You can imagine the outcry, should it happen in the UK. Pupils from different ethnic groups attend the same school, but do so in “shifts” based on their national origin. They might pass in the corridor as they leave or arrive, but that’s where the contact between the groups ends.

In the former Yugoslav Republic of Macedonia, this is often the way schools operate when the pupil population includes significant numbers of ethnic Albanian children.

Questions of identity in Macedonia are problematic, to say the least. The country’s very right to call itself by its name has been angrily disputed by neighbouring Greece, and Macedonia has been prone to responding in kind in its own defence.

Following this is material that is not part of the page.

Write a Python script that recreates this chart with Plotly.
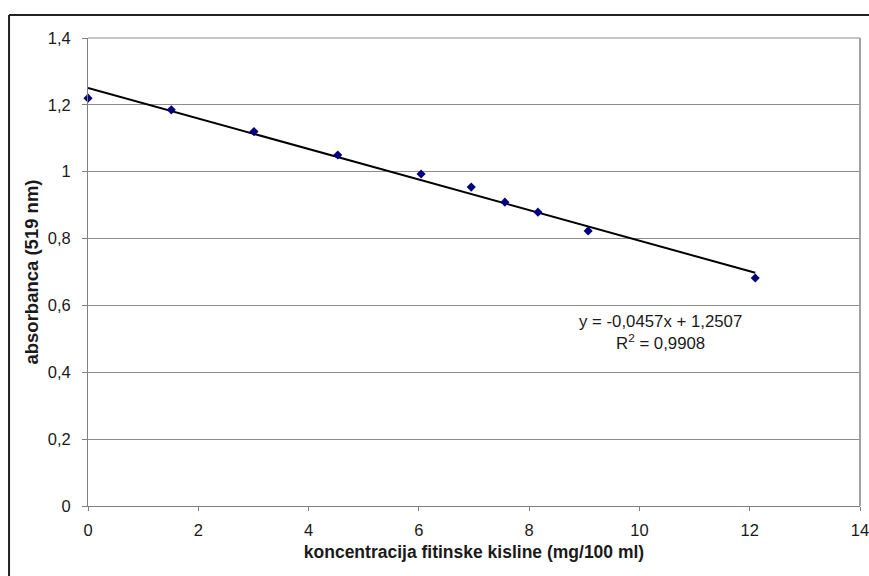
import numpy as np
import plotly.graph_objects as go

# data
conc = [0.0, 1.51, 3.01, 4.53, 6.04, 6.95, 7.56, 8.16, 9.07, 12.10]
absorb = [1.220, 1.185, 1.120, 1.050, 0.993, 0.954, 0.909, 0.879, 0.823, 0.682]
slope = -0.0457
intercept = 1.2507
r2_label = "0,9908"
eq_label = "y = -0,0457x + 1,2507"

x_title = "koncentracija fitinske kisline (mg/100 ml)"
y_title = "absorbanca (519 nm)"

line_x = np.array([min(conc), max(conc)])
line_y = slope * line_x + intercept

fig = go.Figure()
fig.add_trace(go.Scatter(x=line_x, y=line_y, mode="lines",
                         line=dict(color="black", width=2), showlegend=False,
                         hoverinfo="skip"))
fig.add_trace(go.Scatter(x=conc, y=absorb, mode="markers",
                         marker=dict(symbol="diamond", size=7, color="#000080"),
                         showlegend=False, cliponaxis=False))

font = "Liberation Sans, Arial, sans-serif"
fig.update_layout(
    width=869, height=576,
    margin=dict(l=88, r=9, t=38, b=70, autoexpand=False),
    paper_bgcolor="white", plot_bgcolor="white",
    separators=",.",
    font=dict(family=font, size=16.5, color="#1a1a1a"),
    xaxis=dict(range=[0, 14], tick0=0, dtick=2, showgrid=False,
               showline=True, linecolor="#808080", linewidth=1, mirror=False,
               ticks="outside", ticklen=4, tickcolor="#808080",
               ticklabelstandoff=5, automargin=False,
               ticklabeloverflow="allow",
               tickfont=dict(size=16.5),
               title=dict(text="<b>" + x_title + "</b>", standoff=7,
                          font=dict(size=17.5, family=font, color="#1a1a1a")),
               zeroline=False, fixedrange=True),
    yaxis=dict(range=[0, 1.4], tick0=0, dtick=0.2, showgrid=True,
               gridcolor="#8c8c8c", gridwidth=1,
               showline=True, linecolor="#808080", linewidth=1,
               ticks="outside", ticklen=5, tickcolor="#808080",
               ticklabelstandoff=8, automargin=False,
               tickfont=dict(size=16.5),
               title=dict(text="<b>" + y_title + "</b>", standoff=4,
                          font=dict(size=18.5, family=font, color="#1a1a1a")),
               zeroline=False, fixedrange=True),
    shapes=[
        # plot frame (top and right)
        dict(type="line", xref="paper", yref="paper", x0=0, x1=1, y0=1, y1=1,
             line=dict(color="#8c8c8c", width=1)),
        dict(type="line", xref="paper", yref="paper", x0=1, x1=1, y0=0, y1=1,
             line=dict(color="#a0a0a0", width=2)),
        # outer chart border (left and top)
        dict(type="line", xref="paper", yref="paper", x0=-0.1023, x1=-0.1023,
             y0=1.049, y1=-0.2, line=dict(color="#222222", width=2)),
        dict(type="line", xref="paper", yref="paper", x0=-0.1023, x1=1.03,
             y0=1.049, y1=1.049, line=dict(color="#222222", width=2)),
    ],
    annotations=[
        dict(x=10.39, y=0.52, xref="x", yref="y", showarrow=False,
             text=eq_label + "<br>R<sup>2</sup> = " + r2_label,
             font=dict(size=16.8, family=font, color="#1a1a1a"), align="center"),
    ],
)

fig.write_html("out.html", config={"displayModeBar": False},
               post_script="document.body.style.margin='0';document.body.style.overflow='hidden';")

The country has been less riven by ethnic spite than other former Yugoslavian republics, but the divide in local schools is a salient reminder of the tensions which remain. The Organisation for Security and Co-operation in Europe (OSCE) is trying to improve the situation. Much of its work in Macedonia has been devoted to closing the ethnic gaps that persist in education.

The OSCE’s ambassador, Jose Luis Herrero, has called upon the authorities in the town of Struga (near the border with Albania) to work harder to end the current system, which sees Albanian and Macedonian pupils attend separate lessons and which he wants to see abolished during the next academic year.

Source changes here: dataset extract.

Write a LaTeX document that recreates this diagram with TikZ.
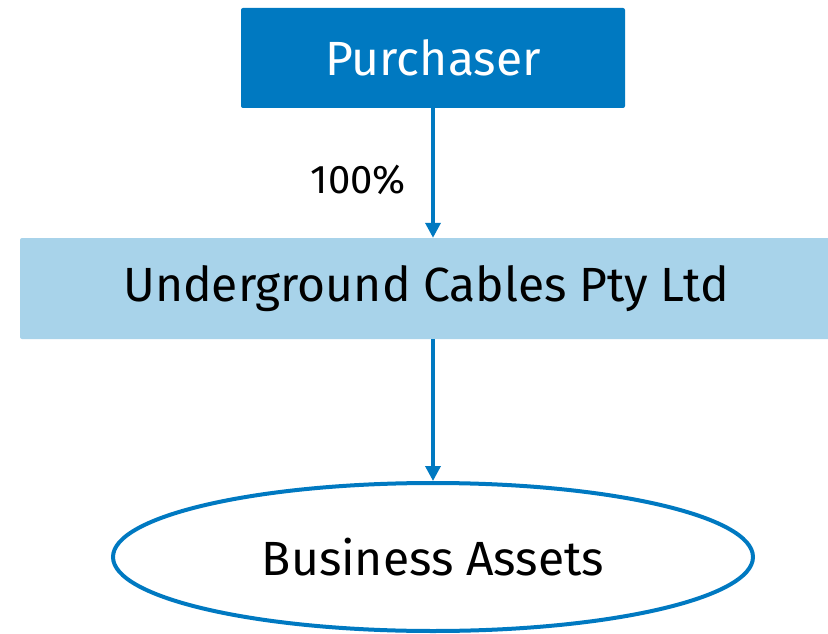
\documentclass[tikz,border=0pt]{standalone}
\usepackage{fontspec}
\setmainfont{Fira Sans}
\usetikzlibrary{arrows.meta,shapes.geometric}
\definecolor{dblue}{HTML}{0079C1}
\definecolor{lblue}{HTML}{A8D3EA}
\tikzset{
  darkbox/.style={fill=dblue, rounded corners=2pt, text=white, inner sep=0pt},
  lightbox/.style={fill=lblue, rounded corners=2pt, text=black, inner sep=0pt},
  assetell/.style={ellipse, draw=dblue, line width=4pt, inner sep=0pt},
  conn/.style={draw=dblue, line width=3.5pt, -{Triangle[width=15pt,length=15pt]}},
}
\begin{document}
\begin{tikzpicture}[x=1pt,y=-1pt]
\useasboundingbox (0,0) rectangle (828,634);
\clip (0,0) rectangle (828,634);
\node[darkbox, minimum width=384pt, minimum height=100pt] (p) at (433,58) {\fontsize{48}{56}\selectfont Purchaser};
\node[lightbox, minimum width=812pt, minimum height=101pt] (u) at (426,288.5) {\fontsize{48}{56}\selectfont Underground Cables Pty Ltd};
\node[assetell, minimum width=640pt, minimum height=148pt] (b) at (433,557) {\fontsize{48}{56}\selectfont Business Assets};
\draw[conn] (p.south -| 433,0) -- (u.north -| 433,0) node[pos=0.55, left=22pt, text=black] (lab) {\fontsize{40}{48}\selectfont\addfontfeatures{} 100\%};
\draw[conn] (u.south -| 433,0) -- (b.north);
\end{tikzpicture}
\end{document}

He told The TES: “We all want there to be more integration with children learning together in the same physical space, though in accordance with their specific needs. This will be challenging, but some activities can be taught to both groups at the same time.”

A study of 4,000 students from 40 secondary schools, commissioned by the OSCE and published in February this year, found that around half had had their ethnic origin commented on by teachers. A third said their schools did not do enough to foster relations between the different ethnicities.

However, a more encouraging finding was that 80 per cent of the pupils expressed a desire to participate in extra-curricular activities with children of other national identities. Left to the pupils, the goal of greater integration might yet become a reality.